I’ve put Arizona in the aggressively average spot. The Wildcats will be one of the most improved teams in football just based on what they were last season. Maybe that doesn’t lead to a significant uptick in wins, but they’re on the right path.
The bottom is the bottom. The difference between the bottom two groups is pretty marginal.
Common-sense changes coming
The American Football Coaches Association, according to a report from ESPN, is set to propose a pair of transfer windows to try and fix what has quickly become an exercise in madness—roster management.
The first of the two windows would fall between the final weekend of the regular season and the Early Signing Period. The other would happen from April 15 to May 1. Both would take place during recruiting contact periods. The transfer portal, as currently constructed, has no calendar. The only date worth knowing is May 1, a deadline that players have to notify their current school of their intention to transfer prior to in order to be immediately eligible for that fall season.
AFCA executive director Todd Berry told ESPN that coaches had already proposed transfer windows before the portal was instituted. Those proposals were ignored.
Arizona head coach Jedd Fisch spoke to ESPN as well, offering his support for the concept.

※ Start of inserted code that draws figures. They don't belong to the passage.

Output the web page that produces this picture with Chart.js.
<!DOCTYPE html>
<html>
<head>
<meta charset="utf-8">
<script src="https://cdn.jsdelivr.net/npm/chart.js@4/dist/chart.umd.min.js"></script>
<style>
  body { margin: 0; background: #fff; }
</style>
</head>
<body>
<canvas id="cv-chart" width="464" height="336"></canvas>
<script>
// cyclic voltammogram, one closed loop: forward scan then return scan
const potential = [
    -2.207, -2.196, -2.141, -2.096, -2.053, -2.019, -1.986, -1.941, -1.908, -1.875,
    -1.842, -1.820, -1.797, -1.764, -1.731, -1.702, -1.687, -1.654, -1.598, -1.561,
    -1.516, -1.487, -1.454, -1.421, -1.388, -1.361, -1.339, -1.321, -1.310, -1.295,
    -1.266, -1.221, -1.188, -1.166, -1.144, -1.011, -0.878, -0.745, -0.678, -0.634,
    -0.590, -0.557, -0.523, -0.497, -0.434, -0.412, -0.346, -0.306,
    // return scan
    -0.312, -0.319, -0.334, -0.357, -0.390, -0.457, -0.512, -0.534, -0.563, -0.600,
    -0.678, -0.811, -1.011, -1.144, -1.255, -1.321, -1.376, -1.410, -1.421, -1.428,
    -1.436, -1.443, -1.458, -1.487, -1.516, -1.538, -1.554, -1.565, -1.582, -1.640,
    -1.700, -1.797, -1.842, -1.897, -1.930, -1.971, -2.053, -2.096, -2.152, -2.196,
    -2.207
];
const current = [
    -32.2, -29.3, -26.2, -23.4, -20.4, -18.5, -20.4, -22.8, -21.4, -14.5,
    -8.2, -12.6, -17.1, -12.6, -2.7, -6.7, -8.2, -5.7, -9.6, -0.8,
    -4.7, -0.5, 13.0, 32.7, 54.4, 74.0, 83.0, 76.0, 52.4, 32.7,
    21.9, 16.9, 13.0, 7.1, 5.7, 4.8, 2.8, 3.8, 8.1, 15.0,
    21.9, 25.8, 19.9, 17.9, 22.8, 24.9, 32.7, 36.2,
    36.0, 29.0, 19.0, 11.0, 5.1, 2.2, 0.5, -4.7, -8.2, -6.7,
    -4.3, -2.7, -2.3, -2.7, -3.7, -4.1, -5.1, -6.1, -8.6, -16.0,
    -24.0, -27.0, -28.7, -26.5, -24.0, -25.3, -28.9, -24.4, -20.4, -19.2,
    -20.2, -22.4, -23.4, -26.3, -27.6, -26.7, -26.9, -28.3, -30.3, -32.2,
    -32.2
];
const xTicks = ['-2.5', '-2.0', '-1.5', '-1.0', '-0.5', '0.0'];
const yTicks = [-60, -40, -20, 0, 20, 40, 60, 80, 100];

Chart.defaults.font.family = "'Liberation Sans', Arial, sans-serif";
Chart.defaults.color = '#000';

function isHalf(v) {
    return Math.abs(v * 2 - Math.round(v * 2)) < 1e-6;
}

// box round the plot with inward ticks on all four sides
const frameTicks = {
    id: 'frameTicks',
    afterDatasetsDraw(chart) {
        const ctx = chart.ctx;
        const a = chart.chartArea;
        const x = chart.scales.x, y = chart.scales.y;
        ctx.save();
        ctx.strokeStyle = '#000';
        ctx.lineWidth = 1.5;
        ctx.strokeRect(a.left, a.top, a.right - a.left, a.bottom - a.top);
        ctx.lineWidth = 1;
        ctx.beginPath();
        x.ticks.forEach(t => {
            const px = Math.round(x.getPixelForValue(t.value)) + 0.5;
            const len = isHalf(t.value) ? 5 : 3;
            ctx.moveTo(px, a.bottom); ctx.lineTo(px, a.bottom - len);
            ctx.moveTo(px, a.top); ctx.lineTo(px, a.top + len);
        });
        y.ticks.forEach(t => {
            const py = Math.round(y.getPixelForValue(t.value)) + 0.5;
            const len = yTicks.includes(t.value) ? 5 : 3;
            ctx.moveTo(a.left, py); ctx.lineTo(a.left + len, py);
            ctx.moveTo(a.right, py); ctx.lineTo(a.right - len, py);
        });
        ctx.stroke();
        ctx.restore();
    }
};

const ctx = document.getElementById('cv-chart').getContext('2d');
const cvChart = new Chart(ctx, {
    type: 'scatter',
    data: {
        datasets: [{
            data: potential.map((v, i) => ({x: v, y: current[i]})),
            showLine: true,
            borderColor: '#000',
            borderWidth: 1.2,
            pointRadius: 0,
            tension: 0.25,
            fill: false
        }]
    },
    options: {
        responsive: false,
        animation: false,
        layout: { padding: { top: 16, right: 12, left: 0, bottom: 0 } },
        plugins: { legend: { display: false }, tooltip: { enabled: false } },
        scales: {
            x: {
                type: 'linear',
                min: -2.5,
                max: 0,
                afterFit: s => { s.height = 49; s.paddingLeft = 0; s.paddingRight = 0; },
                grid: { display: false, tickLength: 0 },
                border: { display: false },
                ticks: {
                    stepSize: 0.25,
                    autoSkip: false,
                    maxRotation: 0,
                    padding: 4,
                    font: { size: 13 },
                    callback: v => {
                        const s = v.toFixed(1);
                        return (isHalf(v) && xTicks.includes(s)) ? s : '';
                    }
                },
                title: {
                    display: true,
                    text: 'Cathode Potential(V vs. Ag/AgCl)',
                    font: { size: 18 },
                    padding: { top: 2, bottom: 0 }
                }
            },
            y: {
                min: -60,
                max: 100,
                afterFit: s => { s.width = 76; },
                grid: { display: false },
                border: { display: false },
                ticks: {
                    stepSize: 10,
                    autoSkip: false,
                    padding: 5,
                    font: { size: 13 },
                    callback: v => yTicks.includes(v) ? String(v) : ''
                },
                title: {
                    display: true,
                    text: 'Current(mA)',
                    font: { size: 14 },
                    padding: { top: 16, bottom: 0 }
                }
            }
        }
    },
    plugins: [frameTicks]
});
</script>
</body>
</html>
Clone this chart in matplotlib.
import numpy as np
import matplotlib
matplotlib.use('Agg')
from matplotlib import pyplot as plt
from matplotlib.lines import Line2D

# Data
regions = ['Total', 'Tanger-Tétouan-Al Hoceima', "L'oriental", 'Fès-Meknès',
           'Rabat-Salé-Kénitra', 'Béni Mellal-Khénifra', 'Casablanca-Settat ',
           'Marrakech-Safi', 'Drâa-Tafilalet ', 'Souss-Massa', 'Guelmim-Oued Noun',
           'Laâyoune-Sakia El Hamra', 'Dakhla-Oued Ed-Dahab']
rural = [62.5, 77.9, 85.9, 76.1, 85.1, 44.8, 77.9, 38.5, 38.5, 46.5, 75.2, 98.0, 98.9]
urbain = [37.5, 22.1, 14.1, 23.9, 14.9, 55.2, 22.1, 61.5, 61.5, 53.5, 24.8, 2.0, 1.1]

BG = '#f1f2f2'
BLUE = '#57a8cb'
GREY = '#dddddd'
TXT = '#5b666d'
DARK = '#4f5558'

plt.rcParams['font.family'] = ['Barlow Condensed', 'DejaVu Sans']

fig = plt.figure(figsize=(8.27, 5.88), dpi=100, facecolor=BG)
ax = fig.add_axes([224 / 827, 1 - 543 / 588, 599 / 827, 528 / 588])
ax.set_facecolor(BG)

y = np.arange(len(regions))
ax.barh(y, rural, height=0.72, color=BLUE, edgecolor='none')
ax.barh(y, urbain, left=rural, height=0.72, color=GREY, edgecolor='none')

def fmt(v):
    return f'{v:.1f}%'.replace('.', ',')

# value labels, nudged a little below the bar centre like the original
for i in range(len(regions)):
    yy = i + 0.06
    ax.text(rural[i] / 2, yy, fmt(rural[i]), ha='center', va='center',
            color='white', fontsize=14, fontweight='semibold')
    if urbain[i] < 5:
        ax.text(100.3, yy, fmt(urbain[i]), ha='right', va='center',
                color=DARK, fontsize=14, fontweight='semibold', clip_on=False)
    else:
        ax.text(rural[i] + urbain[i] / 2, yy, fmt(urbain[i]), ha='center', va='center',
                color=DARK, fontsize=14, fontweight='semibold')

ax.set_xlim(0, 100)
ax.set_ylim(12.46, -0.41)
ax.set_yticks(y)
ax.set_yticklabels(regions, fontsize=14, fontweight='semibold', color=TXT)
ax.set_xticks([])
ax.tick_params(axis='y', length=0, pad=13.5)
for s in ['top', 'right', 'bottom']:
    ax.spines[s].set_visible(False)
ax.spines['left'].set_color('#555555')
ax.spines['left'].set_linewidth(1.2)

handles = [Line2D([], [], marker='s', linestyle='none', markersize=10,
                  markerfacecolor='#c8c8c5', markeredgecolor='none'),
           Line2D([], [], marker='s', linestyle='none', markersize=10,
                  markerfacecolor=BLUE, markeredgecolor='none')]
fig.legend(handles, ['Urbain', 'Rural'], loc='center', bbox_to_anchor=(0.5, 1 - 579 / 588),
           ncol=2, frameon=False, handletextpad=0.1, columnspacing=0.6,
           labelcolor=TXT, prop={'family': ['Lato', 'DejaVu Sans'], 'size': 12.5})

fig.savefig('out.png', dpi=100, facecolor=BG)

“There are two legitimate windows: after the season and after spring [practice],” Fisch told ESPN. “To assume that they can make a decision after just a season, you’re assuming that recruiting isn’t going to play a role. You have to see who did they sign, what did the recruiting class look like and then spring ball, who came early. ‘I thought I was the second back but I’m really the fourth back.’ Who left early?
“You have to give them that opportunity.”
It seems likely the 25-man cap for annual recruiting classes is going to be eliminated soon. This window concept is a logical next step as college football tries to reckon with the portal.
There’s no reason for this proposal to be ignored again.
Some shade from Pittsburgh
Pat Narduzzi is unafraid to speak his mind. He’s unafraid to do so in public settings or to members of the media. It’s admirable. It’s good for the sport.
And things clearly did not end well on the Jordan Addison front as far as the Pitt head coach is concerned.
In speaking at a charity event recently, Narduzzi was asked about Kedon Slovis, the transfer quarterback Pitt took from USC, and not about Jordan Addison, the transfer wideout USC might take from Pitt. His answer wasn’t loaded at all.
“He (Slovis) wasn’t looking for a payday. He was looking for the right place to be, with a great culture,” Narduzzi said, according to the Pittsburgh Tribune-Review. “He’s a guy who actually went into the portal the real way, the right way. He had a lot of opportunities with name, image, and likeness, but I think he was looking for the right fit. He was looking for the right personnel. We had a lot returning on offense.”
It gets tricky when you start suggesting the player you acquired did things “the right way” because it looks like you’re also saying the player you lost did things the wrong way.
It gets even trickier when a coach starts deciding what is or isn’t the right reason for a player to transfer. Prior to the NIL market opening for student-athletes, transferring because you might lose playing time was a big no-no among coaches.
Narduzzi has every right to be angry with USC. Raise hell. Make it uncomfortable for the NCAA, the entity that created this entire mess of a situation.
But it’s a slippery slope to start publicly shaming players for looking out for themselves. If Jordan Addison wants to make money, congratulations to Jordan Addison for being like every other person on the planet.
Except, of course, Narduzzi. He’s famously not about the money. He’s all about loyalty. Hopefully, someone else doesn’t come along who values loyalty more highly. Addison might have some shade of his own to throw.